**Given request**
Reproduce exactly, and nothing else, the lines from the one that contains "Clone this diagram in TikZ." through the one that contains "(j5) at (817,349);". Leave the pictures out.

(Plotting code records)
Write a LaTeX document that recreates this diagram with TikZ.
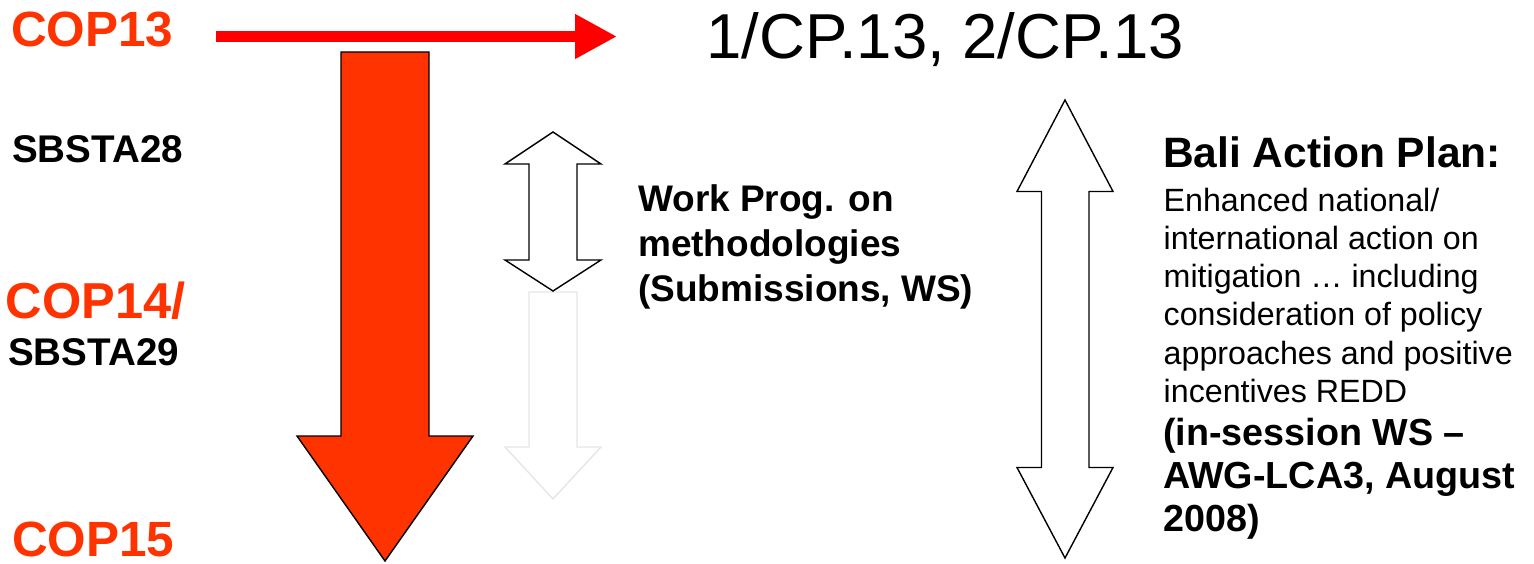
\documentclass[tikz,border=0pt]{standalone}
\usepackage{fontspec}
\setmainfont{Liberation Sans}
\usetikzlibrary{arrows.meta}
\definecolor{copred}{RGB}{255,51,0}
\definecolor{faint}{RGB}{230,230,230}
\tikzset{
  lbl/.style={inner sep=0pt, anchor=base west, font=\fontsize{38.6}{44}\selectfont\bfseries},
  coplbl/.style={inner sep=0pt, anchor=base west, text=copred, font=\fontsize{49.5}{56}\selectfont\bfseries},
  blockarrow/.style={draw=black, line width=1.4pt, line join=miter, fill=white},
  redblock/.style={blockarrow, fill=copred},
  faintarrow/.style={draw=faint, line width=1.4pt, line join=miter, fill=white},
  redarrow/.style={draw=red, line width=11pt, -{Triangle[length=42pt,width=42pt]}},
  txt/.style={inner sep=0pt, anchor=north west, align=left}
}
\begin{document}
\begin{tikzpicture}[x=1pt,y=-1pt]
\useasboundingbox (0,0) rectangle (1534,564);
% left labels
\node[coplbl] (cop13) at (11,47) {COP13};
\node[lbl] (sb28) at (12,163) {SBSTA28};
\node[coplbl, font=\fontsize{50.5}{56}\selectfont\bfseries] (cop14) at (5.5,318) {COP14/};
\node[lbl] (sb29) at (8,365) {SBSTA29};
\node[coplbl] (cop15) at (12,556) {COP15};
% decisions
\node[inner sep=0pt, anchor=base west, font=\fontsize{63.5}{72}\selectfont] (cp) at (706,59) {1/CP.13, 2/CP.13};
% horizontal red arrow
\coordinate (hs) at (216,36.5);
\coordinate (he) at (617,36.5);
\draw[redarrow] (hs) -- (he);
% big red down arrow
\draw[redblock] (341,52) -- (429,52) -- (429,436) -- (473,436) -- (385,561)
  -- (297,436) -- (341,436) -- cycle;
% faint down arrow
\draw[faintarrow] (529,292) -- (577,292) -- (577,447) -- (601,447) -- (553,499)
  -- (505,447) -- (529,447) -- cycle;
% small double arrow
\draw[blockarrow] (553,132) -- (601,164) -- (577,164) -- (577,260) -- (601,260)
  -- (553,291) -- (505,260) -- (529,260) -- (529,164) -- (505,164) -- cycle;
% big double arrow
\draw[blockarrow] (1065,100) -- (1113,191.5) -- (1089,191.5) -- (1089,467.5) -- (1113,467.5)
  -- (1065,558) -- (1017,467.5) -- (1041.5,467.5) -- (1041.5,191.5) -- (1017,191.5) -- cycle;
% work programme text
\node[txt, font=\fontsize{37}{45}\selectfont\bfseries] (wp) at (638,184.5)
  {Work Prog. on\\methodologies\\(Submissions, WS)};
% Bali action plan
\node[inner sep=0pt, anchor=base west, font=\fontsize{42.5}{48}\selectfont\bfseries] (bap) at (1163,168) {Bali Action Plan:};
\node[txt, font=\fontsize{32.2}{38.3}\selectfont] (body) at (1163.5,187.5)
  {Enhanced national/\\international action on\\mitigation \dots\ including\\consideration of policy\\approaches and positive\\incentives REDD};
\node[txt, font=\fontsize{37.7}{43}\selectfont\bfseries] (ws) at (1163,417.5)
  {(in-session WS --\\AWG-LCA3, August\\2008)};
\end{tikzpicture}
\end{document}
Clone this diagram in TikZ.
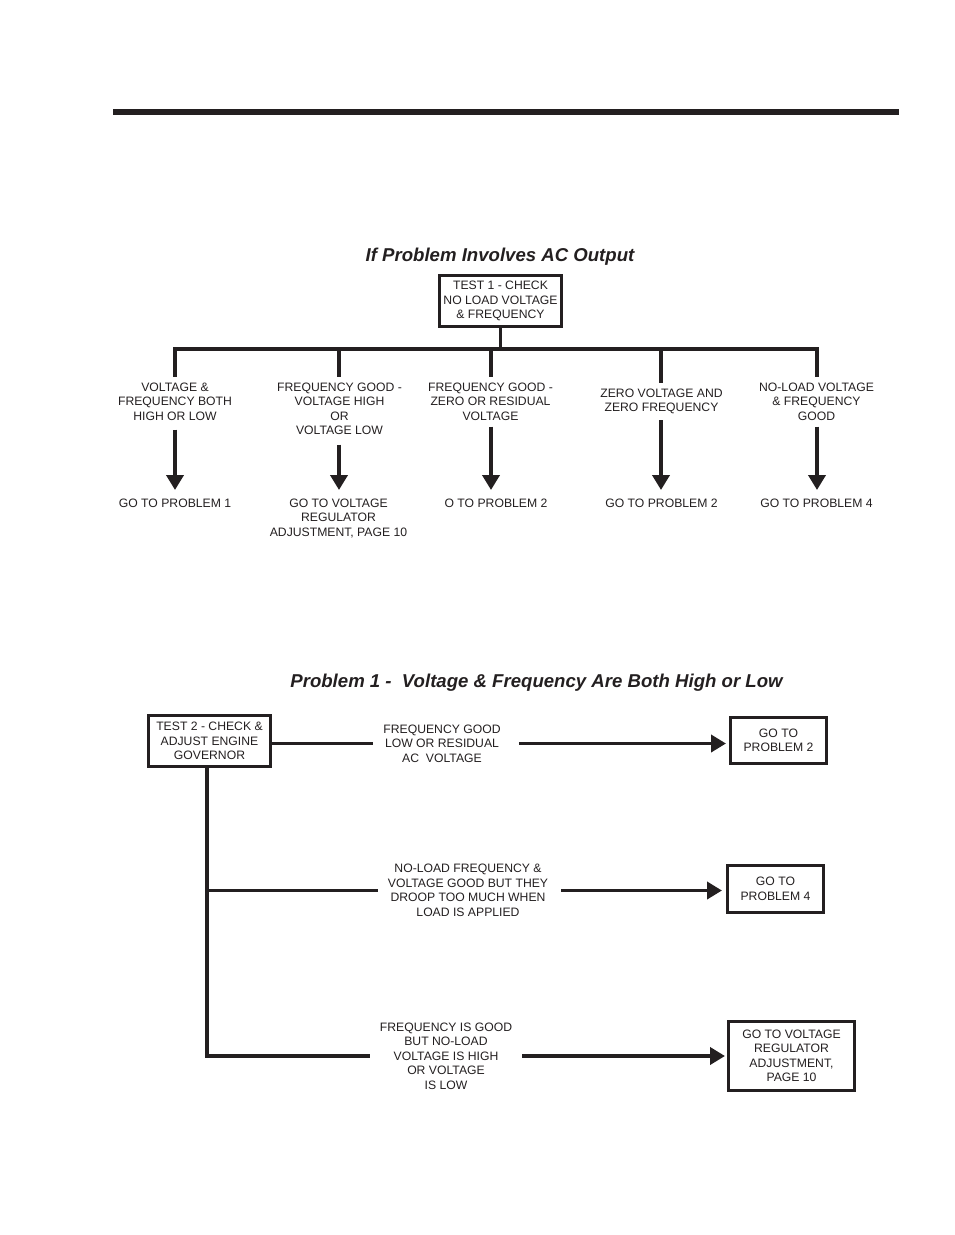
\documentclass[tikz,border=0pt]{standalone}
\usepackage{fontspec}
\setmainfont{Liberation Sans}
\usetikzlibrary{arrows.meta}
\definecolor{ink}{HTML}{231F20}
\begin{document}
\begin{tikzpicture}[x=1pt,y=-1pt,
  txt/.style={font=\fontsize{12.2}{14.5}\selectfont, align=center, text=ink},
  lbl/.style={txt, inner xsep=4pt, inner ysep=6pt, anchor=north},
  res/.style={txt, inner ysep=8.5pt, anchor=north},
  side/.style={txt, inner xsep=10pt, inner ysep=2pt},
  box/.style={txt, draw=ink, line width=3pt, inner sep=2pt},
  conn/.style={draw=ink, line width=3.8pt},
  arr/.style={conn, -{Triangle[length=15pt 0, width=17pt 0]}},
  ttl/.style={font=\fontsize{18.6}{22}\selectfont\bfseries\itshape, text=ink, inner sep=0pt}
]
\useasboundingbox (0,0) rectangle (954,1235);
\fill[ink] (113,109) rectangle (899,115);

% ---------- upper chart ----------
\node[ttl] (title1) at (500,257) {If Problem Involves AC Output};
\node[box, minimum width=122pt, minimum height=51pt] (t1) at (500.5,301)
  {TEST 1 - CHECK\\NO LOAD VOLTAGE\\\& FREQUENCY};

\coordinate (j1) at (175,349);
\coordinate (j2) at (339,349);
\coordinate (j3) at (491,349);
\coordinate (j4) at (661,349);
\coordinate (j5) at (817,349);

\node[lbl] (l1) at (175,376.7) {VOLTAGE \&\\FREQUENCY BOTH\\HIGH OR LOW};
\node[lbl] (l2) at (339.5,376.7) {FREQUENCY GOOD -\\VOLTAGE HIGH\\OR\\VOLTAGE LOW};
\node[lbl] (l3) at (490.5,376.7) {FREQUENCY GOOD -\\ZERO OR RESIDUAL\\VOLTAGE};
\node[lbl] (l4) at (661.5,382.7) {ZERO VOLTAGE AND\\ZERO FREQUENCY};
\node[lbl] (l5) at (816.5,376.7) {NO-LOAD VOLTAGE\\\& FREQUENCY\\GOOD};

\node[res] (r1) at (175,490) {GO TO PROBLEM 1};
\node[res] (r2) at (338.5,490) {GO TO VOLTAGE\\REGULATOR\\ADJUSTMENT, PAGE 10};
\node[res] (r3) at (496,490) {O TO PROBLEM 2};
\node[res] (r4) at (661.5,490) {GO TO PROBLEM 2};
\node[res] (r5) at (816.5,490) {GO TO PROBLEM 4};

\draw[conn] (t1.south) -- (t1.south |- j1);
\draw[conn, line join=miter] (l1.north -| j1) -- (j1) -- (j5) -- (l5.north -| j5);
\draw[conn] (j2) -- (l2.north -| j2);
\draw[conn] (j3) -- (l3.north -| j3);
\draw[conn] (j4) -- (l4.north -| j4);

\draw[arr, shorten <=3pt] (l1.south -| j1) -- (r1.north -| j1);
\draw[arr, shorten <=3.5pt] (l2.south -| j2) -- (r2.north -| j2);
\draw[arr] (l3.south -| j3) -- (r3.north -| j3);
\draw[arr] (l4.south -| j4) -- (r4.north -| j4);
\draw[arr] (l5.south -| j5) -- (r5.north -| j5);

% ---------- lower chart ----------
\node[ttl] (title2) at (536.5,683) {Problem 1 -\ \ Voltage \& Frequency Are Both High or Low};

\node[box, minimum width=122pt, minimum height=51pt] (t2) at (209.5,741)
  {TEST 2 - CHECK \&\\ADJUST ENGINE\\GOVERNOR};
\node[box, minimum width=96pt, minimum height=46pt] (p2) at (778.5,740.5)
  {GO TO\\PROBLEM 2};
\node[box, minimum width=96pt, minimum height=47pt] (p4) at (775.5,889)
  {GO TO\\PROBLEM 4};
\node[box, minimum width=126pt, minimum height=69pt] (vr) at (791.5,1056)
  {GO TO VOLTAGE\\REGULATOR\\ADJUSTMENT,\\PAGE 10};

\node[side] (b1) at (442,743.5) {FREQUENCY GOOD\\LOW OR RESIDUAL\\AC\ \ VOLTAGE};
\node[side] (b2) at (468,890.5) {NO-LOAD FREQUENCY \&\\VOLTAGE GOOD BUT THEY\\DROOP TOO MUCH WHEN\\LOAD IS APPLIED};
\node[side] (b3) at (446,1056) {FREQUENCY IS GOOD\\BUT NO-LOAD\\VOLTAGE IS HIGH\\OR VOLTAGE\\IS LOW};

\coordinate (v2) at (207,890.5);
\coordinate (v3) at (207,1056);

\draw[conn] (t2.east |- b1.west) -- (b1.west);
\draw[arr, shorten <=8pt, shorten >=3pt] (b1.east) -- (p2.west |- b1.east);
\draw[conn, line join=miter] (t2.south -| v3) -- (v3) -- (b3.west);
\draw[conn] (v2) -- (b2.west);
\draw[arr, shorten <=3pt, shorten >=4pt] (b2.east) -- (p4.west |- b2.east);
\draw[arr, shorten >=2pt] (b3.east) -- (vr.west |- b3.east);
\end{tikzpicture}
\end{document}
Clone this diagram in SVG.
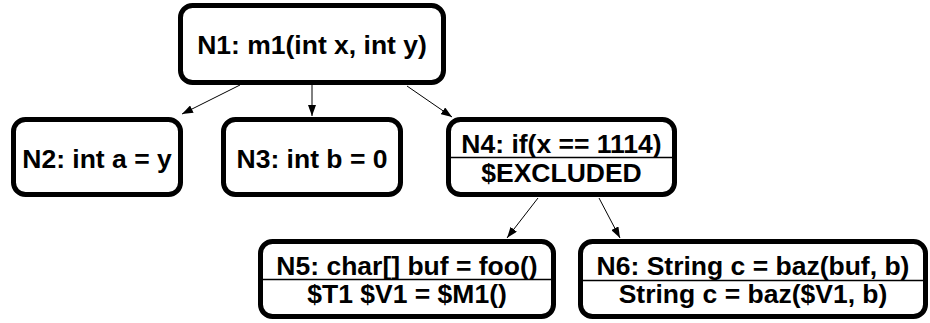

**Output of the exercise**
Clone this diagram in TikZ.
\documentclass[tikz,border=0pt]{standalone}
\usepackage{fontspec}
\setmainfont{Liberation Sans}
\usetikzlibrary{arrows.meta}
\definecolor{ink}{HTML}{231F20}
\begin{document}
\begin{tikzpicture}[x=1pt,y=-1pt,
  txt/.style={font=\fontsize{12.2}{14.5}\selectfont, align=center, text=ink},
  lbl/.style={txt, inner xsep=4pt, inner ysep=6pt, anchor=north},
  res/.style={txt, inner ysep=8.5pt, anchor=north},
  side/.style={txt, inner xsep=10pt, inner ysep=2pt},
  box/.style={txt, draw=ink, line width=3pt, inner sep=2pt},
  conn/.style={draw=ink, line width=3.8pt},
  arr/.style={conn, -{Triangle[length=15pt 0, width=17pt 0]}},
  ttl/.style={font=\fontsize{18.6}{22}\selectfont\bfseries\itshape, text=ink, inner sep=0pt}
]
\useasboundingbox (0,0) rectangle (954,1235);
\fill[ink] (113,109) rectangle (899,115);

% ---------- upper chart ----------
\node[ttl] (title1) at (500,257) {If Problem Involves AC Output};
\node[box, minimum width=122pt, minimum height=51pt] (t1) at (500.5,301)
  {TEST 1 - CHECK\\NO LOAD VOLTAGE\\\& FREQUENCY};

\coordinate (j1) at (175,349);
\coordinate (j2) at (339,349);
\coordinate (j3) at (491,349);
\coordinate (j4) at (661,349);
\coordinate (j5) at (817,349);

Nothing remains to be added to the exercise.